→ EXERCISE
Provide an exact copy of the data, excluding the images.

* * *

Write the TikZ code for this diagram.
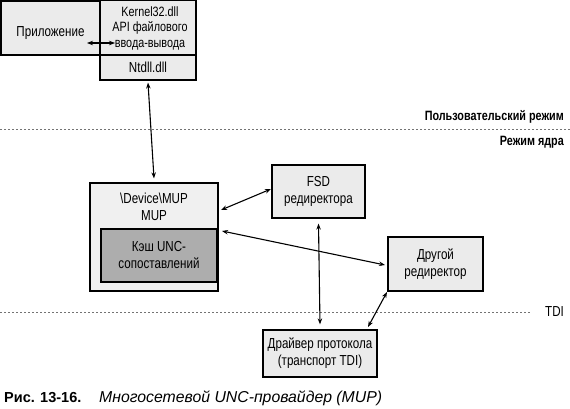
\documentclass[tikz,border=0pt]{standalone}
\usepackage{fontspec}
\setmainfont{Liberation Sans}
\newfontfamily\cond[FakeStretch=0.8]{Liberation Sans}
\usetikzlibrary{arrows.meta}
\tikzset{
  box/.style={draw=black, line width=1.2pt, fill=black!8, inner sep=0pt, align=center,
    font=\cond\fontsize{14.5}{17}\selectfont},
  darkbox/.style={box, fill=black!32},
  txt/.style={inner sep=0pt, align=center, font=\cond\fontsize{14.5}{17}\selectfont},
  modetxt/.style={inner sep=0pt, anchor=east, font=\cond\bfseries\fontsize{13.5}{15}\selectfont},
  conn/.style={line width=1.1pt, {Stealth[length=6pt,width=4.5pt]}-{Stealth[length=6pt,width=4.5pt]}},
  sep/.style={draw=black!55, line width=0.8pt, dash pattern=on 2pt off 2pt}
}
\begin{document}
\begin{tikzpicture}[x=1pt,y=-1pt]
\useasboundingbox (0,0) rectangle (570,409);
% top boxes
\node[box, minimum width=99, minimum height=54] (app) at (50.5,28) {};
\node[txt] (apptxt) at (50.5,33) {Приложение};
\node[box, minimum width=96, minimum height=55] (kern) at (148,27.5) {};
\node[txt, font=\cond\fontsize{13.5}{15.5}\selectfont] (kerntxt) at (150,28) {Kernel32.dll\\API файлового\\ввода-вывода};
\node[box, minimum width=96, minimum height=25] (ntdll) at (148,67.5) {Ntdll.dll};
\coordinate (a1) at (87,43);
\coordinate (a2) at (115,43);
\draw[conn] (a1) -- (a2);
% mode separator
\coordinate (s1) at (0,129);
\coordinate (s2) at (570,129);
\draw[sep] (s1) -- (s2);
\node[modetxt] (user) at (564,117) {Пользовательский режим};
\node[modetxt] (kernel) at (564,142) {Режим ядра};
% MUP
\node[box, fill=black!6, minimum width=128, minimum height=108] (mup) at (154,237) {};
\node[txt] (muptxt) at (154,207) {\textbackslash Device\textbackslash MUP\\MUP};
\node[darkbox, minimum width=116, minimum height=53] (cache) at (159,255.5) {Кэш UNC-\\сопоставлений};
% others
\node[box, minimum width=93, minimum height=53] (fsd) at (318.5,191.5) {FSD\\редиректора};
\node[box, minimum width=95, minimum height=54] (other) at (435.5,264) {Другой\\редиректор};
\node[box, minimum width=114, minimum height=47] (drv) at (320,353.5) {Драйвер протокола\\(транспорт TDI)};
% TDI separator
\coordinate (t1) at (0,312);
\coordinate (t2) at (530,312);
\draw[sep] (t1) -- (t2);
\node[txt, anchor=west] (tdi) at (545,312) {TDI};
% connectors
\draw[conn] ([yshift=-2]ntdll.south) -- ([yshift=4]mup.north);
\draw[conn] (221,210) -- (271,189);
\draw[conn] (222,231) -- (385,265);
\draw[conn] ([yshift=-5]fsd.south) -- ([yshift=5]drv.north);
\draw[conn] (387,292) -- (368,327);
% caption
\node[inner sep=0pt, anchor=west, font=\bfseries\fontsize{14.5}{16}\selectfont] (cap1) at (4,398) {Рис. 13-16.};
\node[inner sep=0pt, anchor=west, font=\itshape\fontsize{15.8}{17}\selectfont] (cap2) at (99,398) {Многосетевой UNC-провайдер (MUP)};
\end{tikzpicture}
\end{document}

* * *

→ SOLUTION TO THE EXERCISE
Write the TikZ code for this diagram.
\documentclass[tikz,border=0pt]{standalone}
\usepackage{fontspec}
\setmainfont{Liberation Sans}
\newfontfamily\cond[FakeStretch=0.8]{Liberation Sans}
\usetikzlibrary{arrows.meta}
\tikzset{
  box/.style={draw=black, line width=1.2pt, fill=black!8, inner sep=0pt, align=center,
    font=\cond\fontsize{14.5}{17}\selectfont},
  darkbox/.style={box, fill=black!32},
  txt/.style={inner sep=0pt, align=center, font=\cond\fontsize{14.5}{17}\selectfont},
  modetxt/.style={inner sep=0pt, anchor=east, font=\cond\bfseries\fontsize{13.5}{15}\selectfont},
  conn/.style={line width=1.1pt, {Stealth[length=6pt,width=4.5pt]}-{Stealth[length=6pt,width=4.5pt]}},
  sep/.style={draw=black!55, line width=0.8pt, dash pattern=on 2pt off 2pt}
}
\begin{document}
\begin{tikzpicture}[x=1pt,y=-1pt]
\useasboundingbox (0,0) rectangle (570,409);
% top boxes
\node[box, minimum width=99, minimum height=54] (app) at (50.5,28) {};
\node[txt] (apptxt) at (50.5,33) {Приложение};
\node[box, minimum width=96, minimum height=55] (kern) at (148,27.5) {};
\node[txt, font=\cond\fontsize{13.5}{15.5}\selectfont] (kerntxt) at (150,28) {Kernel32.dll\\API файлового\\ввода-вывода};
\node[box, minimum width=96, minimum height=25] (ntdll) at (148,67.5) {Ntdll.dll};
\coordinate (a1) at (87,43);
\coordinate (a2) at (115,43);
\draw[conn] (a1) -- (a2);
% mode separator
\coordinate (s1) at (0,129);
\coordinate (s2) at (570,129);
\draw[sep] (s1) -- (s2);
\node[modetxt] (user) at (564,117) {Пользовательский режим};
\node[modetxt] (kernel) at (564,142) {Режим ядра};
% MUP
\node[box, fill=black!6, minimum width=128, minimum height=108] (mup) at (154,237) {};
\node[txt] (muptxt) at (154,207) {\textbackslash Device\textbackslash MUP\\MUP};
\node[darkbox, minimum width=116, minimum height=53] (cache) at (159,255.5) {Кэш UNC-\\сопоставлений};
% others
\node[box, minimum width=93, minimum height=53] (fsd) at (318.5,191.5) {FSD\\редиректора};
\node[box, minimum width=95, minimum height=54] (other) at (435.5,264) {Другой\\редиректор};
\node[box, minimum width=114, minimum height=47] (drv) at (320,353.5) {Драйвер протокола\\(транспорт TDI)};
% TDI separator
\coordinate (t1) at (0,312);
\coordinate (t2) at (530,312);
\draw[sep] (t1) -- (t2);
\node[txt, anchor=west] (tdi) at (545,312) {TDI};
% connectors
\draw[conn] ([yshift=-2]ntdll.south) -- ([yshift=4]mup.north);
\draw[conn] (221,210) -- (271,189);
\draw[conn] (222,231) -- (385,265);
\draw[conn] ([yshift=-5]fsd.south) -- ([yshift=5]drv.north);
\draw[conn] (387,292) -- (368,327);
% caption
\node[inner sep=0pt, anchor=west, font=\bfseries\fontsize{14.5}{16}\selectfont] (cap1) at (4,398) {Рис. 13-16.};
\node[inner sep=0pt, anchor=west, font=\itshape\fontsize{15.8}{17}\selectfont] (cap2) at (99,398) {Многосетевой UNC-провайдер (MUP)};
\end{tikzpicture}
\end{document}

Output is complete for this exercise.